“Umut bağlanmışsa ve gönül sevmişse birini, vuslatın bestesi olurmuş kalbî dualar…”
“Beni de kalbinde götür,” yazısının tutsağı kalbim.
“Hiç solmayan çiçeğin umut çiçeği olduğunu biliyorum. Aşk gerçek mi muhal mi bilmiyorum. Duygularımı süsleyen beni hayata küstürmeyen hülyalarımın avuntusu da olmasa yalnızlık çekilir gibi değil…”
Sarı Mendil Mavi Oya kitabıyla tanıdığım yazardan okuduğum ikinci kitap #benidekalbindegötür
Annesiz ve babasızlığın hüznüyle dolu yüreğine hiç görmeden ilmek ilmek işlediği bir sevdayı sığdırır İsa.

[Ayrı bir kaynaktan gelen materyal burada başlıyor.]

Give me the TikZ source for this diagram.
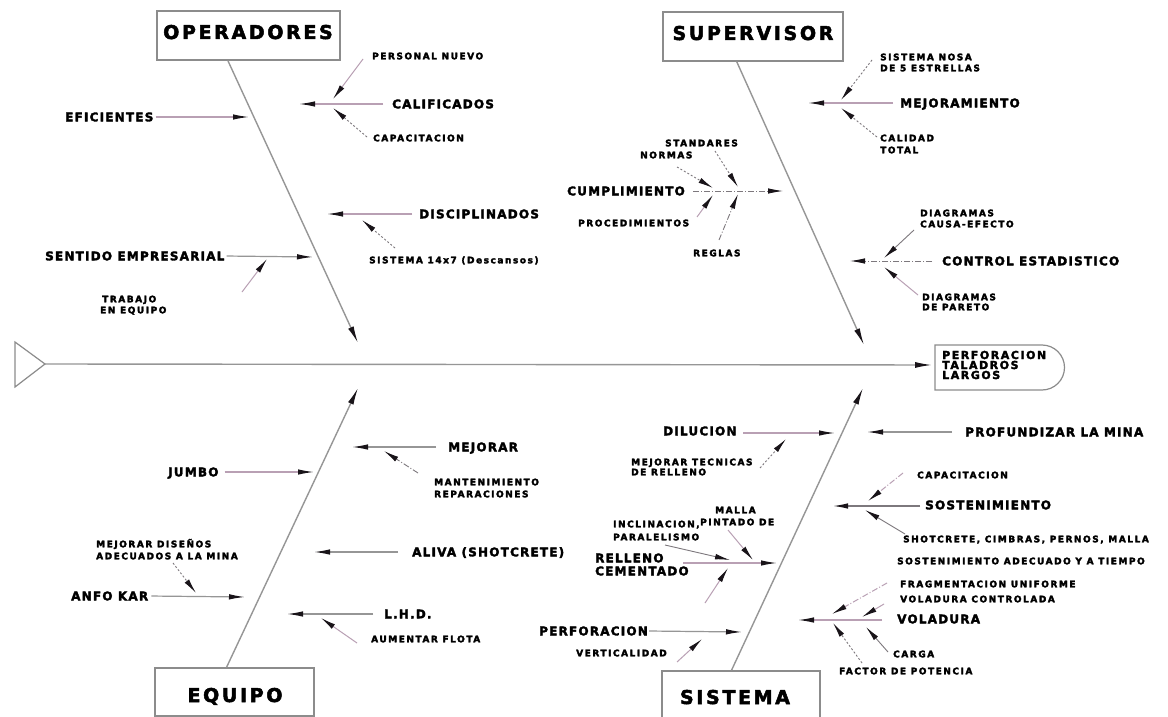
\documentclass[tikz,border=0pt]{standalone}
\usepackage{fontspec}
\usetikzlibrary{arrows.meta,calc}
\newfontfamily\fhead{DejaVu Sans}[LetterSpace=14, BoldFeatures={FakeBold=2.6}]
\newfontfamily\fmid{DejaVu Sans}[LetterSpace=10, BoldFeatures={FakeBold=2.6}]
\newfontfamily\fsml{DejaVu Sans}[LetterSpace=17, BoldFeatures={FakeBold=3}]
\newfontfamily\ftip{DejaVu Sans}[LetterSpace=14, BoldFeatures={FakeBold=2.6}]
\definecolor{bonec}{RGB}{150,150,150}
\definecolor{branchc}{RGB}{185,160,180}
\definecolor{diagc}{RGB}{125,120,125}
\definecolor{tipc}{RGB}{25,20,25}
\definecolor{boxc}{RGB}{140,140,140}
\tikzset{
  catbox/.style={draw=boxc, line width=1.2pt, fill=white, inner sep=0pt},
  cattext/.style={inner sep=0pt, text height=14pt, text depth=0pt,
    font=\fhead\bfseries\fontsize{19}{19}\selectfont},
  headtxt/.style={inner sep=0pt, anchor=west, align=left,
    font=\ftip\bfseries\fontsize{11}{10}\selectfont},
  lblM/.style={inner sep=0pt, anchor=west, text height=8.7pt, text depth=0pt,
    font=\fmid\bfseries\fontsize{12}{12}\selectfont},
  lblS/.style={inner sep=0pt, anchor=west, text height=6.6pt, text depth=0pt,
    font=\fsml\bfseries\fontsize{9}{9}\selectfont},
  boxline/.style={draw=boxc, line width=1.2pt},
  spine/.style={draw=bonec, line width=1.4pt, -{Latex[length=17pt,width=6pt,color=tipc]}},
  bone/.style={draw=bonec, line width=1.4pt, -{Latex[length=17pt,width=6pt,color=tipc]}},
  branch/.style={draw=branchc, line width=1.2pt, -{Latex[length=16pt,width=5.5pt,color=tipc]}},
  graybranch/.style={draw=bonec, line width=1.2pt, -{Latex[length=16pt,width=5.5pt,color=tipc]}},
  twig/.style={draw=diagc, line width=0.9pt, -{Latex[length=15pt,width=5.5pt,color=tipc]}},
  lighttwig/.style={draw=branchc, line width=1pt, -{Latex[length=15pt,width=5.5pt,color=tipc]}},
  dotln/.style={dash pattern=on 2pt off 2pt},
  dashdotln/.style={dash pattern=on 6pt off 2pt on 1pt off 2pt}
}
\begin{document}
\begin{tikzpicture}[x=1pt,y=-1pt]
\fill[white] (0,0) rectangle (1168,717);
\useasboundingbox (0,0) rectangle (1168,717);

% ---------- spine, tail and head ----------
\coordinate (tailTop) at (15,342);
\coordinate (tailBot) at (15,387);
\coordinate (tailTip) at (45,364);
\draw[boxline] (tailTop) -- (tailTip) -- (tailBot) -- cycle;
\draw[boxline] (935,345) -- (1042,345) arc[start angle=-90,end angle=90,radius=22.5] -- (935,390) -- cycle;
\node[headtxt] (head) at (942,365) {PERFORACION\\TALADROS\\LARGOS};
\draw[spine, shorten >=10pt] (tailTip) -- (head.west);

% ---------- category boxes ----------
\node[catbox, minimum width=183pt, minimum height=49pt] (opBox) at (248.5,35.5) {};
\node[cattext] (opLbl) at (248,32) {OPERADORES};
\node[catbox, minimum width=180pt, minimum height=49pt] (supBox) at (753,36.5) {};
\node[cattext] (supLbl) at (753,33) {SUPERVISOR};
\node[catbox, minimum width=159pt, minimum height=48pt] (eqBox) at (234.5,692) {};
\node[cattext] (eqLbl) at (235,695) {EQUIPO};
\node[catbox, minimum width=158pt, minimum height=49pt] (siBox) at (741,695.5) {};
\node[cattext] (siLbl) at (735,697) {SISTEMA};

% ---------- main bones ----------
\coordinate (opTip) at (358,343);
\coordinate (supTip) at (864,345);
\coordinate (eqTip) at (358,388);
\coordinate (siTip) at (863,388);
\draw[bone] ($(opBox.south west)!0.388!(opBox.south east)$) -- (opTip);
\draw[bone] ($(supBox.south west)!0.41!(supBox.south east)$) -- (supTip);
\draw[bone] ($(eqBox.north west)!0.45!(eqBox.north east)$) -- (eqTip);
\draw[bone] ($(siBox.north west)!0.44!(siBox.north east)$) -- (siTip);

% ---------- OPERADORES ----------
\node[lblM] (efic) at (65,117) {EFICIENTES};
\coordinate (eficT) at (249,117);
\draw[branch, shorten <=2pt] (efic.east) -- (eficT);

\node[lblM] (calif) at (392,104) {CALIFICADOS};
\coordinate (califS) at (383,104);
\coordinate (califT) at (299,104);
\draw[branch] (califS) -- (califT);
\node[lblS] (persn) at (372,56) {PERSONAL NUEVO};
\coordinate (persnS) at (363,59);
\coordinate (persnT) at (333,99);
\draw[lighttwig] (persnS) -- (persnT);
\node[lblS] (capop) at (373,138) {CAPACITACION};
\coordinate (capopS) at (367,137);
\coordinate (capopT) at (333,108);
\draw[twig, dotln] (capopS) -- (capopT);

\node[lblM] (disc) at (419,214) {DISCIPLINADOS};
\coordinate (discS) at (412,214);
\coordinate (discT) at (327,214);
\draw[branch] (discS) -- (discT);
\node[lblS] (sis14) at (369,260) {SISTEMA 14x7 (Descansos)};
\coordinate (sis14S) at (395,248);
\coordinate (sis14T) at (362,220);
\draw[twig, dotln] (sis14S) -- (sis14T);

\node[lblM] (sent) at (45,256) {SENTIDO EMPRESARIAL};
\coordinate (sentT) at (313,257);
\draw[graybranch, shorten <=2pt] (sent.east) -- (sentT);
\node[lblS] (trab1) at (102,299) {TRABAJO};
\node[lblS] (trab2) at (100,310) {EN EQUIPO};
\coordinate (trabS) at (242,292);
\coordinate (trabT) at (267,259);
\draw[lighttwig] (trabS) -- (trabT);

% ---------- SUPERVISOR ----------
\node[lblM] (mejo) at (900,103) {MEJORAMIENTO};
\coordinate (mejoS) at (893,103);
\coordinate (mejoT) at (808,103);
\draw[branch] (mejoS) -- (mejoT);
\node[lblS] (nosa1) at (880,57) {SISTEMA NOSA};
\node[lblS] (nosa2) at (880,68) {DE 5 ESTRELLAS};
\coordinate (nosaS) at (872,60);
\coordinate (nosaT) at (841,100);
\draw[twig, dotln] (nosaS) -- (nosaT);
\node[lblS] (cal1) at (880,138) {CALIDAD};
\node[lblS] (cal2) at (880,150) {TOTAL};
\coordinate (calS) at (877,137);
\coordinate (calT) at (841,108);
\draw[twig, dotln] (calS) -- (calT);

\node[lblM] (cump) at (567,191) {CUMPLIMIENTO};
\coordinate (cumpS) at (693,191);
\coordinate (cumpT) at (783,191);
\draw[twig, dashdotln] (cumpS) -- (cumpT);
\node[lblS] (stand) at (665,143) {STANDARES};
\coordinate (standS) at (715,151);
\coordinate (standT) at (738,187);
\draw[twig, dotln] (standS) -- (standT);
\node[lblS] (norm) at (640,155) {NORMAS};
\coordinate (normS) at (677,167);
\coordinate (normT) at (713,188);
\draw[twig, dotln] (normS) -- (normT);
\node[lblS] (proc) at (578,223) {PROCEDIMIENTOS};
\coordinate (procS) at (697,217);
\coordinate (procT) at (713,195);
\draw[lighttwig] (procS) -- (procT);
\node[lblS] (regl) at (693,253) {REGLAS};
\coordinate (reglS) at (719,240);
\coordinate (reglT) at (738,194);
\draw[twig, dashdotln] (reglS) -- (reglT);

\node[lblM] (ctrl) at (942,261) {CONTROL ESTADISTICO};
\coordinate (ctrlS) at (932,261);
\coordinate (ctrlT) at (850,261);
\draw[twig, dashdotln] (ctrlS) -- (ctrlT);
\node[lblS] (ce1) at (920,213) {DIAGRAMAS};
\node[lblS] (ce2) at (920,224) {CAUSA-EFECTO};
\coordinate (ceS) at (914,230);
\coordinate (ceT) at (884,258);
\draw[twig] (ceS) -- (ceT);
\node[lblS] (par1) at (922,297) {DIAGRAMAS};
\node[lblS] (par2) at (922,307) {DE PARETO};
\coordinate (parS) at (918,295);
\coordinate (parT) at (884,267);
\draw[lighttwig] (parS) -- (parT);

% ---------- EQUIPO ----------
\node[lblM] (mejr) at (448,447) {MEJORAR};
\coordinate (mejrS) at (436,447);
\coordinate (mejrT) at (352,447);
\draw[graybranch] (mejrS) -- (mejrT);
\node[lblS] (mant1) at (434,482) {MANTENIMIENTO};
\node[lblS] (mant2) at (434,494) {REPARACIONES};
\coordinate (mantS) at (418,473);
\coordinate (mantT) at (384,451);
\draw[twig, dashdotln] (mantS) -- (mantT);

\node[lblM] (jumb) at (168,472) {JUMBO};
\coordinate (jumbT) at (314,472);
\draw[branch, shorten <=6pt] (jumb.east) -- (jumbT);

\node[lblM] (aliv) at (412,552) {ALIVA (SHOTCRETE)};
\coordinate (alivS) at (398,552);
\coordinate (alivT) at (314,552);
\draw[graybranch] (alivS) -- (alivT);

\node[lblM] (anfo) at (71,596) {ANFO KAR};
\coordinate (anfoT) at (245,597);
\draw[graybranch, shorten <=3pt] (anfo.east) -- (anfoT);
\node[lblS] (dis1) at (96,544) {MEJORAR DISEÑOS};
\node[lblS] (dis2) at (96,556) {ADECUADOS A LA MINA};
\coordinate (disS) at (173,563);
\coordinate (disT) at (196,593);
\draw[twig, dotln] (disS) -- (disT);

\node[lblM] (lhd) at (384,614) {L.H.D.};
\coordinate (lhdS) at (373,614);
\coordinate (lhdT) at (287,614);
\draw[graybranch] (lhdS) -- (lhdT);
\node[lblS] (flot) at (371,639) {AUMENTAR FLOTA};
\coordinate (flotS) at (357,643);
\coordinate (flotT) at (321,618);
\draw[lighttwig] (flotS) -- (flotT);

% ---------- SISTEMA ----------
\node[lblM] (dilu) at (663,431) {DILUCION};
\coordinate (diluS) at (743,433);
\coordinate (diluT) at (835,433);
\draw[branch] (diluS) -- (diluT);
\node[lblS] (tec1) at (631,462) {MEJORAR TECNICAS};
\node[lblS] (tec2) at (631,472) {DE RELLENO};
\coordinate (tecS) at (760,468);
\coordinate (tecT) at (786,439);
\draw[twig, dotln] (tecS) -- (tecT);

\node[lblM] (prof) at (965,432) {PROFUNDIZAR LA MINA};
\coordinate (profS) at (952,432);
\coordinate (profT) at (867,432);
\draw[graybranch] (profS) -- (profT);

\node[lblM] (sost) at (925,505) {SOSTENIMIENTO};
\coordinate (sostS) at (920,506);
\coordinate (sostT) at (833,506);
\draw[twig, line width=1.2pt] (sostS) -- (sostT);
\node[lblS] (capsi) at (917,475) {CAPACITACION};
\coordinate (capsiS) at (903,473);
\coordinate (capsiT) at (868,501);
\draw[lighttwig, dashdotln] (capsiS) -- (capsiT);
\node[lblS] (shot) at (903,539) {SHOTCRETE, CIMBRAS, PERNOS, MALLA};
\coordinate (shotS) at (905,534);
\coordinate (shotT) at (865,510);
\draw[twig] (shotS) -- (shotT);
\node[lblS] (adec) at (897,561) {SOSTENIMIENTO ADECUADO Y A TIEMPO};

\node[lblM] (rel1) at (595,558) {RELLENO};
\node[lblM] (rel2) at (595,571) {CEMENTADO};
\coordinate (relS) at (683,563);
\coordinate (relT) at (777,563);
\draw[branch] (relS) -- (relT);
\node[lblS] (incl1) at (613,524) {INCLINACION,};
\node[lblS] (incl2) at (613,537) {PARALELISMO};
\coordinate (inclS) at (665,545);
\coordinate (inclT) at (730,560);
\draw[twig] (inclS) -- (inclT);
\node[lblS] (mall1) at (715,510) {MALLA};
\node[lblS] (mall2) at (700,522) {PINTADO DE};
\coordinate (mallS) at (728,530);
\coordinate (mallT) at (753,560);
\draw[lighttwig] (mallS) -- (mallT);
\coordinate (relLowS) at (705,603);
\coordinate (relLowT) at (728,568);
\draw[lighttwig] (relLowS) -- (relLowT);

\node[lblM] (perf) at (539,631) {PERFORACION};
\coordinate (perfT) at (742,632);
\draw[graybranch, shorten <=1pt] (perf.east) -- (perfT);
\node[lblS] (vert) at (576,653) {VERTICALIDAD};
\coordinate (vertS) at (677,662);
\coordinate (vertT) at (702,639);
\draw[lighttwig] (vertS) -- (vertT);

\node[lblM] (vola) at (897,619) {VOLADURA};
\coordinate (volaS) at (882,620);
\coordinate (volaT) at (798,620);
\draw[branch] (volaS) -- (volaT);
\node[lblS] (frag) at (900,584) {FRAGMENTACION UNIFORME};
\coordinate (fragS) at (887,583);
\coordinate (fragT) at (832,614);
\draw[lighttwig, dashdotln] (fragS) -- (fragT);
\node[lblS] (vcon) at (900,599) {VOLADURA CONTROLADA};
\coordinate (vconS) at (884,604);
\coordinate (vconT) at (862,617);
\draw[lighttwig] (vconS) -- (vconT);
\node[lblS] (carg) at (893,654) {CARGA};
\coordinate (cargS) at (888,652);
\coordinate (cargT) at (866,627);
\draw[twig] (cargS) -- (cargT);
\node[lblS] (fact) at (839,671) {FACTOR DE POTENCIA};
\coordinate (factS) at (862,663);
\coordinate (factT) at (833,623);
\draw[twig, dotln] (factS) -- (factT);
\end{tikzpicture}
\end{document}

Düzgün, iyi yetişmiş bir genç babasının vasiyeti üzre bir aile dostunun kızı ile münasip görüldüğü için başkasına bakmayı kendine haram bilmiş ömrünce saklı sevdasına günlüğüne yazdığı şiirler, güzel cümleler ile öyle bağlıdır ki bu zamanda kaldı mı böylesi dedirtecek cinsten.
Tahsil için gittiği yurtdışında yalnızlığı büyür dayanılmaz olur tam da bu sırada babasının bir arkadaşı ve kızı ona kucak açar. Meryem de İsa gibi tıp tahsili yapmakta aynı zamanda mezun olurlar ve İsa’nın sır gibi sakladığı sevdasını aramak için yollara düşerler.
Yıllarca hayalinde büyüttüğü Menekşe’sine kavuşabilecek midir?
İsa’nın onu sevdiği ve beklediği gibi Menekşe de söze sadık kalabilmiş midir?
Sevda hayalini kurduğumuz gibi midir yoksa kader ağlarını örüyor ve hiç bilmediğimiz bir yoldan bizi ona sürüklüyor mudur ?
Aile, dostluk, maneviyat, sevda gibi konuları tam dozunda güzel işleyen @ahmetgunbayyildiz ‘dan masum bir aşkın roman.